Wenn Zerbrochenem neues Leben eingehaucht wird

Japanische Keramik ist weltweit hoch angesehen. Kintsugi, die traditionelle Art, gesprungene Keramik zu reparieren, zeugt nicht nur von viel Kunstfertigkeit. Sie ermöglicht auch einen tiefen Einblick in die japanische Wabi-Sabi-Ästhetik und die Wertschätzung der Dinge in Japan.

Man sagt, dass Kintsugi auf Ashikaga Yoshimasa, einen Shōgun des 15. Jahrhunderts, zurückzuführen ist. Nachdem er eine seiner chinesischen Teeschalen aus Versehen zerbrach, schickte er diese zur Reparatur nach China – und wurde von dem endgültigen Ergebnis schwer enttäuscht. Daraufhin legte er japanischen Kunsthandwerkern ans Herz, eine ästhetisch ansprechendere Methode zu entwickeln, um seine Lieblingsschale wieder ansehnlich zu machen. Das Ergebnis war Kintsugi.

In einem vielstufigen und lang andauernden Prozess werden auseinandergebrochene oder gesprungene Keramiken repariert. Dazu wird der japanische Lack urushi in mehreren Schichten aufgetragen, wahlweise mit goldenen oder silbernen Pigmenten bestäubt und anschließend poliert.

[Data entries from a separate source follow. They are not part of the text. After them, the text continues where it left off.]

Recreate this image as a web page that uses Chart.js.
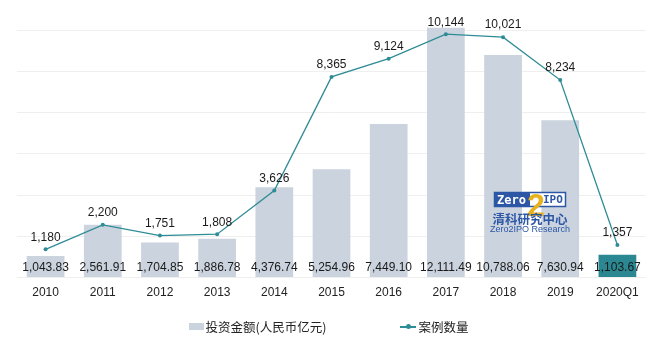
<!DOCTYPE html>
<html>
<head>
<meta charset="utf-8">
<script src="https://cdn.jsdelivr.net/npm/chart.js@4/dist/chart.umd.min.js"></script>
<style>
    html, body { margin: 0; padding: 0; background: #fff; }
    #wrap { position: relative; width: 657px; height: 342px; }
    #legend {
        position: absolute; left: 0; top: 317px; width: 657px;
        display: flex; justify-content: center; gap: 74px;
        font-family: "Noto Sans CJK SC", sans-serif; font-size: 12.5px; color: #222;
    }
    .lg-item { display: flex; align-items: center; }
    .lg-box { width: 15px; height: 7px; background: #cbd3de; margin-right: 2px; }
    .lg-line { position: relative; width: 16px; height: 2px; background: #2e8c96; margin-right: 2px; }
    .lg-line::after {
        content: ''; position: absolute; left: 6px; top: -2px; width: 5px; height: 5px;
        border-radius: 50%; background: #2e8c96;
    }
</style>
</head>
<body>
<div id="wrap">
    <canvas id="chart" width="657" height="342"></canvas>
    <div id="legend">
        <div class="lg-item"><span class="lg-box"></span>投资金额(人民币亿元)</div>
        <div class="lg-item"><span class="lg-line"></span>案例数量</div>
    </div>
</div>
<script>
const categories = ['2010', '2011', '2012', '2013', '2014', '2015', '2016', '2017', '2018', '2019', '2020Q1'];
const amountValues = [1043.83, 2561.91, 1704.85, 1886.78, 4376.74, 5254.96, 7449.10, 12111.49, 10788.06, 7630.94, 1103.67];
const dealCounts = [1180, 2200, 1751, 1808, 3626, 8365, 9124, 10144, 10021, 8234, 1357];

const barColor = '#cbd3de';
const lastBarColor = '#2b8892';
const lineColor = '#2e8c96';
const labelFont = '12px "Liberation Sans", Arial, sans-serif';

const fmtAmount = v => v.toLocaleString('en-US', { minimumFractionDigits: 2, maximumFractionDigits: 2 });
const fmtCount = v => v.toLocaleString('en-US');

// watermark + value labels
const labelPlugin = {
    id: 'valueLabels',
    afterDatasetsDraw(chart) {
        const ctx = chart.ctx;
        const area = chart.chartArea;
        drawLogo(ctx);

        ctx.save();
        ctx.font = labelFont;
        ctx.fillStyle = '#1a1a1a';
        ctx.textAlign = 'center';
        ctx.textBaseline = 'middle';

        const barMeta = chart.getDatasetMeta(1);
        barMeta.data.forEach((el, i) => {
            ctx.fillText(fmtAmount(amountValues[i]), el.x, area.bottom - 10);
        });

        const lineMeta = chart.getDatasetMeta(0);
        lineMeta.data.forEach((el, i) => {
            ctx.fillText(fmtCount(dealCounts[i]), el.x, el.y - 12);
        });
        ctx.restore();
    }
};

function drawLogo(ctx) {
    const x = 494, y = 192, w = 72, h = 15;
    ctx.save();
    ctx.fillStyle = '#fff';
    ctx.fillRect(x, y, w, h);
    ctx.fillStyle = '#2c57a6';
    ctx.fillRect(x, y, 36, h);
    ctx.strokeStyle = '#2c57a6';
    ctx.lineWidth = 1.5;
    ctx.strokeRect(x + 0.5, y + 0.5, w - 1, h - 1);

    ctx.textBaseline = 'middle';
    ctx.textAlign = 'left';
    ctx.font = 'bold 12px "DejaVu Sans Mono", monospace';
    ctx.fillStyle = '#fff';
    ctx.fillText('Zero', x + 3, y + h / 2 + 1);
    ctx.fillStyle = '#2c57a6';
    ctx.font = 'bold 11px "DejaVu Sans Mono", monospace';
    ctx.fillText('IPO', x + 49, y + h / 2 + 1);

    ctx.fillStyle = '#e7b21e';
    ctx.font = 'bold 32px "Liberation Sans", Arial, sans-serif';
    ctx.textAlign = 'center';
    ctx.fillText('2', x + 42, y + 15);

    ctx.fillStyle = '#2c57a6';
    ctx.font = 'bold 12.5px "Noto Sans CJK SC", sans-serif';
    ctx.fillText('清科研究中心', x + w / 2, y + 27);
    ctx.font = '9px "Liberation Sans", Arial, sans-serif';
    ctx.fillText('Zero2IPO Research', x + w / 2, y + 38);
    ctx.restore();
}

new Chart(document.getElementById('chart'), {
    data: {
        labels: categories,
        datasets: [
            {
                type: 'line',
                label: '案例数量',
                data: dealCounts,
                yAxisID: 'yCount',
                borderColor: lineColor,
                backgroundColor: lineColor,
                borderWidth: 1.3,
                pointRadius: 2,
                pointBorderWidth: 0,
                tension: 0,
                order: 0
            },
            {
                type: 'bar',
                label: '投资金额(人民币亿元)',
                data: amountValues,
                yAxisID: 'y',
                backgroundColor: amountValues.map((v, i) => i === amountValues.length - 1 ? lastBarColor : barColor),
                barPercentage: 0.66,
                categoryPercentage: 1,
                clip: false,
                order: 1
            }
        ]
    },
    options: {
        responsive: false,
        animation: false,
        layout: { padding: { left: 17, right: 11, top: 30, bottom: 42 } },
        plugins: {
            legend: { display: false },
            tooltip: { enabled: false }
        },
        scales: {
            x: {
                grid: { display: false },
                border: { display: false },
                ticks: {
                    color: '#222',
                    padding: 0,
                    font: { family: '"Liberation Sans", Arial, sans-serif', size: 12 }
                }
            },
            y: {
                min: 0,
                max: 12000,
                ticks: { display: false, stepSize: 2000 },
                grid: { color: '#efefef', drawTicks: false },
                border: { display: false }
            },
            yCount: {
                display: false,
                min: 0,
                max: 10320
            }
        }
    },
    plugins: [labelPlugin]
});
</script>
</body>
</html>
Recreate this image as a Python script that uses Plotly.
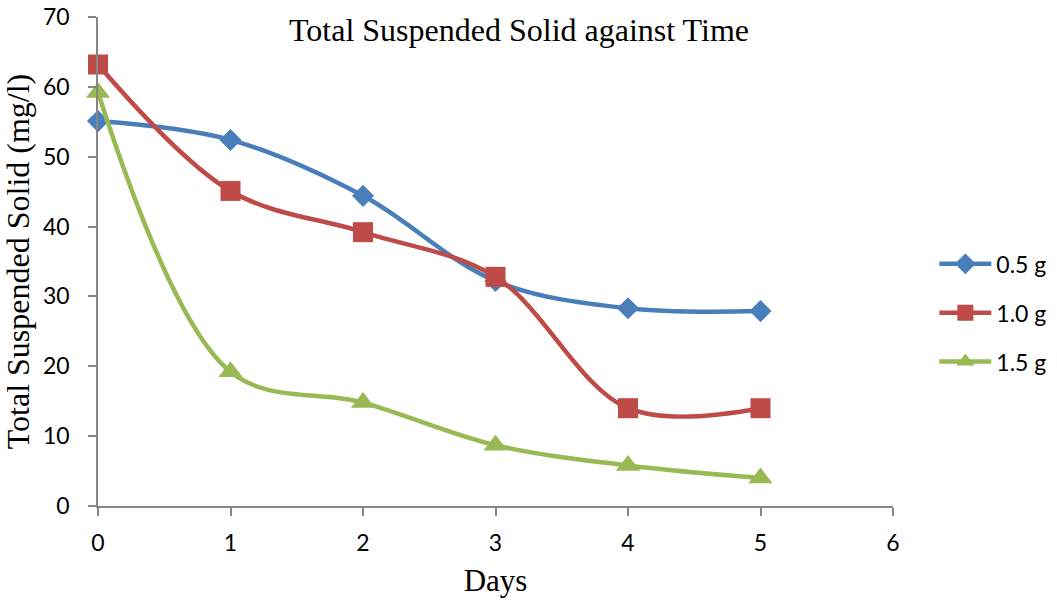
import plotly.graph_objects as go

days = [0, 1, 2, 3, 4, 5]
s05 = [55.1, 52.4, 44.4, 32.2, 28.3, 27.9]
s10 = [63.2, 45.1, 39.2, 32.8, 14.0, 14.0]
s15 = [59.2, 19.2, 14.8, 8.7, 5.8, 4.0]
names = ["0.5 g", "1.0 g", "1.5 g"]
colors = ["#4A7EBB", "#BE4B48", "#98B954"]
symbols = ["diamond", "square", "triangle-up"]
sizes = [17, 20, 21]

serif = "Liberation Serif, Times New Roman, serif"
sans = "Lato, Liberation Sans, sans-serif"

fig = go.Figure()
for i, (ys, nm) in enumerate(zip([s05, s10, s15], names)):
    fig.add_trace(go.Scatter(
        x=days, y=ys, name=nm, mode="lines+markers",
        line=dict(color=colors[i], width=4.5, shape="spline", smoothing=1.0),
        marker=dict(symbol=symbols[i], size=sizes[i], color=colors[i]),
        cliponaxis=False, legendgroup=nm,
    ))

axis_font = dict(family=sans, size=23, color="#000")
fig.update_layout(
    width=1057, height=603,
    margin=dict(l=98, r=164, t=17, b=97, autoexpand=False),
    plot_bgcolor="white", paper_bgcolor="white",
    showlegend=True,
    legend=dict(x=1.052, y=0.395, xanchor="left", yanchor="middle",
                font=dict(family=sans, size=23, color="#000"),
                tracegroupgap=16, itemwidth=52, bgcolor="rgba(0,0,0,0)"),
    xaxis=dict(range=[0, 6], dtick=1, showgrid=False, zeroline=False,
               showline=True, linecolor="#868686", linewidth=1.5,
               ticks="outside", ticklen=8, tickcolor="#868686", tickwidth=1.5,
               tickfont=axis_font, ticklabelstandoff=8,
               title=dict(text="Days", font=dict(family=serif, size=31, color="#000"), standoff=14)),
    yaxis=dict(range=[0, 70], dtick=10, showgrid=False, zeroline=False,
               showline=True, linecolor="#868686", linewidth=1.5,
               ticks="outside", ticklen=8, tickcolor="#868686", tickwidth=1.5,
               tickfont=axis_font, ticklabelstandoff=14,
               title=dict(text="Total Suspended Solid (mg/l)", font=dict(family=serif, size=32, color="#000"), standoff=6)),
    annotations=[dict(text="Total Suspended Solid against Time", x=0.53, y=1.0, xref="paper", yref="paper",
                      xanchor="center", yanchor="middle", yshift=-13,
                      showarrow=False, font=dict(family=serif, size=32, color="#000"))],
)
fig.write_html("out.html")
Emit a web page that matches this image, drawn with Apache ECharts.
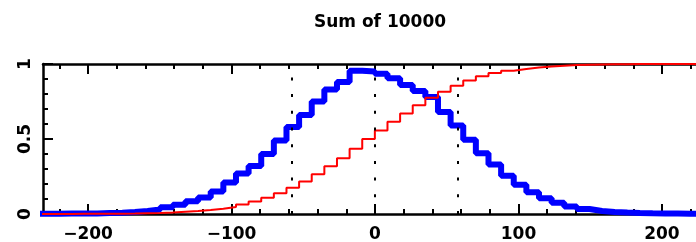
<!DOCTYPE html>
<html><head><meta charset="utf-8">
<script src="https://cdn.jsdelivr.net/npm/echarts/dist/echarts.min.js"></script>
<style>html,body{margin:0;padding:0;background:#fff}#c{width:696px;height:242px}</style>
</head><body><div id="c"></div>
<script>
const titleText = 'Sum of 10000';
const binStart = -237.7;
const binWidth = 8.8;
const histValues = [0.002,0.002,0.003,0.003,0.004,0.006,0.008,0.013,0.02,0.03,
  0.045,0.062,0.085,0.11,0.15,0.21,0.27,0.32,0.40,0.49,
  0.58,0.66,0.75,0.83,0.88,0.955,0.95,0.935,0.905,0.86,
  0.82,0.78,0.68,0.59,0.495,0.405,0.33,0.255,0.195,0.145,
  0.105,0.075,0.05,0.033,0.02,0.014,0.01,0.007,0.005,0.004,
  0.003,0.002,0.002,0.001];
const cumValues = [0.0,0.0,0.0005,0.001,0.001,0.0015,0.002,0.003,0.005,0.007,
  0.01,0.015,0.02,0.027,0.035,0.047,0.063,0.083,0.108,0.138,
  0.175,0.217,0.265,0.318,0.372,0.435,0.5,0.557,0.615,0.67,
  0.725,0.775,0.815,0.855,0.89,0.918,0.94,0.955,0.967,0.977,
  0.984,0.989,0.993,0.995,0.997,0.998,0.999,1.0,1.0,1.0,
  1.0,1.0,1.0,1.0];
const markerLines = [-57.7, 0, 57.7];
const xMajorTicks = [-200,-100,0,100,200];
const xMinorTicks = [-220,-180,-160,-140,-120,-80,-60,-40,-20,20,40,60,80,120,140,160,180,220];
const yMajorTicks = [0,0.5,1];
const yMinorTicks = [0.1,0.2,0.3,0.4,0.6,0.7,0.8,0.9];
const xRange = [-231.4, 231.4];

function stepPoints(vals){
  const pts = vals.map((v,i)=>[binStart+binWidth*i, v]);
  pts.push([binStart+binWidth*vals.length, vals[vals.length-1]]);
  return pts;
}
const font = {fontFamily:'DejaVu Sans', fontWeight:'bold', fontSize:17, color:'#000'};
const lineStyleAxis = {color:'#000', width:2.5};
function xAx(pos, ticks, len, showLine, labels){
  return {type:'value', position:pos, min:xRange[0], max:xRange[1],
    axisLine:{show:showLine, onZero:false, lineStyle:lineStyleAxis},
    axisTick:{show:true, inside:true, length:len, customValues:ticks, lineStyle:{color:'#000', width:2}},
    axisLabel: labels ? Object.assign({show:true, customValues:ticks, margin:12,
       formatter:v=>String(v).replace('-', '\u2212')}, font) : {show:false},
    splitLine:{show:false}};
}
function yAx(pos, ticks, len, showLine, labels){
  return {type:'value', position:pos, min:0, max:1,
    axisLine:{show:showLine, onZero:false, lineStyle:lineStyleAxis},
    axisTick:{show:true, inside:true, length:len, customValues:ticks, lineStyle:{color:'#000', width:2}},
    axisLabel: labels ? Object.assign({show:true, customValues:ticks, margin:9, rotate:90,
       formatter:v=>String(v)}, font) : {show:false},
    splitLine:{show:false}};
}
const chart = echarts.init(document.getElementById('c'), null, {renderer:'canvas'});
chart.setOption({
  animation:false,
  backgroundColor:'#fff',
  title:{text:titleText, left:375, top:9, textAlign:'center',
    textStyle:{fontFamily:'DejaVu Sans', fontWeight:'bold', fontSize:17, color:'#000'}},
  grid:{left:43, top:64, width:664, height:150, containLabel:false, outerBoundsMode:'none'},
  xAxis:[xAx('bottom', xMajorTicks, 10, true, true), xAx('bottom', xMinorTicks, 5, false, false),
         xAx('top', xMajorTicks, 10, true, false), xAx('top', xMinorTicks, 5, false, false)],
  yAxis:[yAx('left', yMajorTicks, 10, true, true), yAx('left', yMinorTicks, 5, false, false),
         yAx('right', yMajorTicks, 10, true, false), yAx('right', yMinorTicks, 5, false, false)],
  series:[
    {type:'line', xAxisIndex:0, yAxisIndex:0, step:'end', showSymbol:false, clip:true,
     data:stepPoints(histValues), lineStyle:{color:'#0000ff', width:6}, itemStyle:{color:'#0000ff'},
     markLine:{silent:true, symbol:['none','none'], label:{show:false},
       lineStyle:{color:'#000', width:2, type:[3,13.7]},
       data:markerLines.map(v=>({xAxis:v}))}},
    {type:'line', xAxisIndex:0, yAxisIndex:0, step:'end', showSymbol:false, clip:true,
     data:stepPoints(cumValues), lineStyle:{color:'#ff0000', width:2}, itemStyle:{color:'#ff0000'}}
  ]
});
</script></body></html>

Die einst gebrochenen Stücke werden glatt und geschmeidig zusammengefügt und ergänzen sich zu einem neuen Ganzen, das in den meisten Fällen, der Schönheit des Originals in nichts nachsteht. Das Wichtigste an Kintsugi jedoch, ist laut Muneaki Shimode, einem Kintsugi-Meister aus Kyōto, nicht die physische Erscheinung des eigentlichen Objekts. Wichtig sind die Schönheit und die Bedeutung, die der Betrachter durch das Objekt erfährt.

Wabi-Sabi oder die Schönheit im Makel

Die Ästhetik, die hinter Kintsugi steckt, ist Wabi-Sabi. Sie bedeutet so viel wie die Schönheit im Vergänglichen, Alten oder Fehlerhaften zu verstehen. Eine einst zerbrochene Teeschale ist nicht minder Wert, als eine makellose, neue Schale. Vielmehr erlangt die Schale, durch die aufwendige Restauration, einen einzigartigen Status, dessen Wert kaum einzuschätzen ist.